Most of the film deals with Tsotsi’s attempts to keep the baby alive and hide him from his cohorts. Flashbacks reveals Tsotsi’s own not-too-distant childhood, which featured a loving mother dying of AIDS and a brutal father who abandoned him.

Realizing he needs help with the infant, he turns to a young widow named Miriam who is raising a baby of her own. In a scene that perfectly illustrates the moral contradictions within the township, Tsotsi orders her at gunpoint to breastfeed his baby.

A less-assured film would have created a love story between Tsotsi and Miriam. The filmmakers are interested instead in Tsotsi’s character, and they allow us to watch as elements of humanity and compassion crack his hardened exterior.

In the novel, Tsotsi becomes a victim of his decaying environment. The film, however, wraps things up in a way that emphasizes possibility over despair.

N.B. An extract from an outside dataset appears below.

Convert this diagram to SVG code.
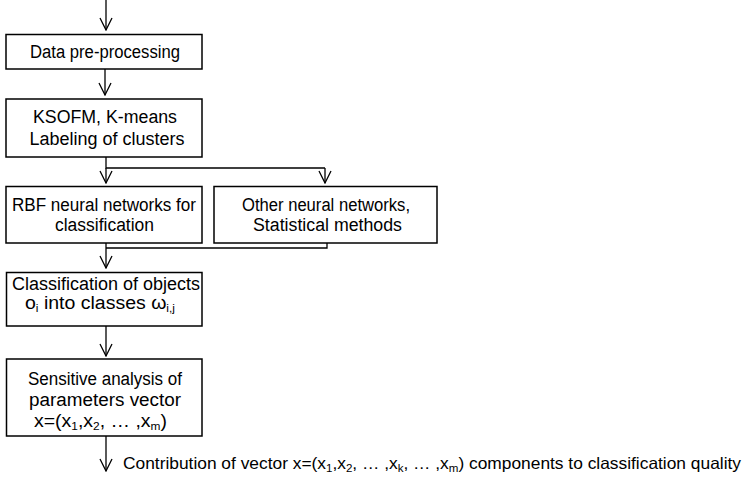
<svg xmlns="http://www.w3.org/2000/svg" width="746" height="478" viewBox="0 0 746 478">
  <style>
    .box { fill: #ffffff; stroke: #000000; stroke-width: 1.5; }
    .wire { fill: none; stroke: #000000; stroke-width: 1.3; }
    .lbl { font-family: "Liberation Sans", Arial, sans-serif; font-size: 18px; fill: #000000; text-anchor: middle; }
    .note { font-family: "Liberation Sans", Arial, sans-serif; font-size: 16.5px; fill: #000000; }
    .sub { font-size: 11px; }
  </style>
  <defs>
    <!-- open "V" arrowhead, tip at the end of the line -->
    <marker id="arrow" viewBox="0 0 14 14" refX="13" refY="7" markerWidth="14" markerHeight="14" markerUnits="userSpaceOnUse" orient="auto">
      <path d="M1,1 L13,7 L1,13" fill="none" stroke="#000000" stroke-width="1.3"/>
    </marker>
  </defs>
  <rect width="746" height="478" fill="#ffffff"/>

  <g id="connectors">
    <!-- input -->
    <path class="wire" d="M106,0 V30" marker-end="url(#arrow)"/>
    <!-- pre-processing to clustering -->
    <path class="wire" d="M105,69 V95" marker-end="url(#arrow)"/>
    <!-- branch to the two classifier families -->
    <path class="wire" d="M106,157 V168 H325"/>
    <path class="wire" d="M106,168 V183" marker-end="url(#arrow)"/>
    <path class="wire" d="M325,168 V183" marker-end="url(#arrow)"/>
    <!-- merge into classification -->
    <path class="wire" d="M327,243 V248 H106"/>
    <path class="wire" d="M106,243 V268" marker-end="url(#arrow)"/>
    <!-- classification to sensitivity analysis -->
    <path class="wire" d="M106,326 V356" marker-end="url(#arrow)"/>
    <!-- output -->
    <path class="wire" d="M106,436 V471" marker-end="url(#arrow)"/>
  </g>

  <g id="preprocessing">
    <rect class="box" x="6" y="34.5" width="196" height="34.5"/>
    <text class="lbl" x="105" y="58" textLength="150" lengthAdjust="spacingAndGlyphs">Data pre-processing</text>
  </g>

  <g id="clustering">
    <rect class="box" x="6" y="99" width="196" height="58"/>
    <text class="lbl" x="105" y="123" textLength="144" lengthAdjust="spacingAndGlyphs">KSOFM, K-means</text>
    <text class="lbl" x="107" y="145" textLength="155" lengthAdjust="spacingAndGlyphs">Labeling of clusters</text>
  </g>

  <g id="rbf">
    <rect class="box" x="6" y="186.5" width="196" height="56.5"/>
    <text class="lbl" x="104" y="211" textLength="184" lengthAdjust="spacingAndGlyphs">RBF neural networks for</text>
    <text class="lbl" x="104.5" y="231" textLength="99" lengthAdjust="spacingAndGlyphs">classification</text>
  </g>

  <g id="other-methods">
    <rect class="box" x="214" y="186.5" width="223" height="56.5"/>
    <text class="lbl" x="326" y="211" textLength="168" lengthAdjust="spacingAndGlyphs">Other neural networks,</text>
    <text class="lbl" x="327.5" y="231" textLength="149" lengthAdjust="spacingAndGlyphs">Statistical methods</text>
  </g>

  <g id="classification">
    <rect class="box" x="6.5" y="272.5" width="195.5" height="53.5"/>
    <text class="lbl" x="106" y="290" textLength="188" lengthAdjust="spacingAndGlyphs">Classification of objects</text>
    <text class="lbl" x="100" y="309" textLength="150" lengthAdjust="spacingAndGlyphs">o<tspan class="sub" dy="3">i</tspan><tspan dy="-3"> into classes ω</tspan><tspan class="sub" dy="3">i,j</tspan></text>
  </g>

  <g id="sensitivity">
    <rect class="box" x="6.5" y="359" width="195.5" height="77"/>
    <text class="lbl" x="105" y="385" textLength="154" lengthAdjust="spacingAndGlyphs">Sensitive analysis of</text>
    <text class="lbl" x="105" y="406" textLength="152" lengthAdjust="spacingAndGlyphs">parameters vector</text>
    <text class="lbl" x="100.5" y="427" textLength="133" lengthAdjust="spacingAndGlyphs">x=(x<tspan class="sub" dy="3">1</tspan><tspan dy="-3">,x</tspan><tspan class="sub" dy="3">2</tspan><tspan dy="-3">, … ,x</tspan><tspan class="sub" dy="3">m</tspan><tspan dy="-3">)</tspan></text>
  </g>

  <g id="result">
    <text class="note" x="123" y="469" textLength="618" lengthAdjust="spacingAndGlyphs">Contribution of vector x=(x<tspan class="sub" dy="3">1</tspan><tspan dy="-3">,x</tspan><tspan class="sub" dy="3">2</tspan><tspan dy="-3">, … ,x</tspan><tspan class="sub" dy="3">k</tspan><tspan dy="-3">, … ,x</tspan><tspan class="sub" dy="3">m</tspan><tspan dy="-3">) components to classification quality</tspan></text>
  </g>
</svg>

The performances are all first-rate, especially those of Presley Chweneyagae (a relative newcomer to acting) as Tsotsi and Terry Pheto as the earth mother Miriam, whose tiny house sparkles with the presence of art and the colors of hope.

Unlike many films on life in the slums, which tend to use hand-held cameras and grainy film stock to suggest gritty reality, Tsotsi is shot in lush 35mm widescreen with many static shots of the people and the countryside. The camera pays special attention to characters’ eyes in startling close-ups, perhaps suggesting that while South Africans are still looking at the past with anguish, they are capable of occasional glances toward a future marked by compassion.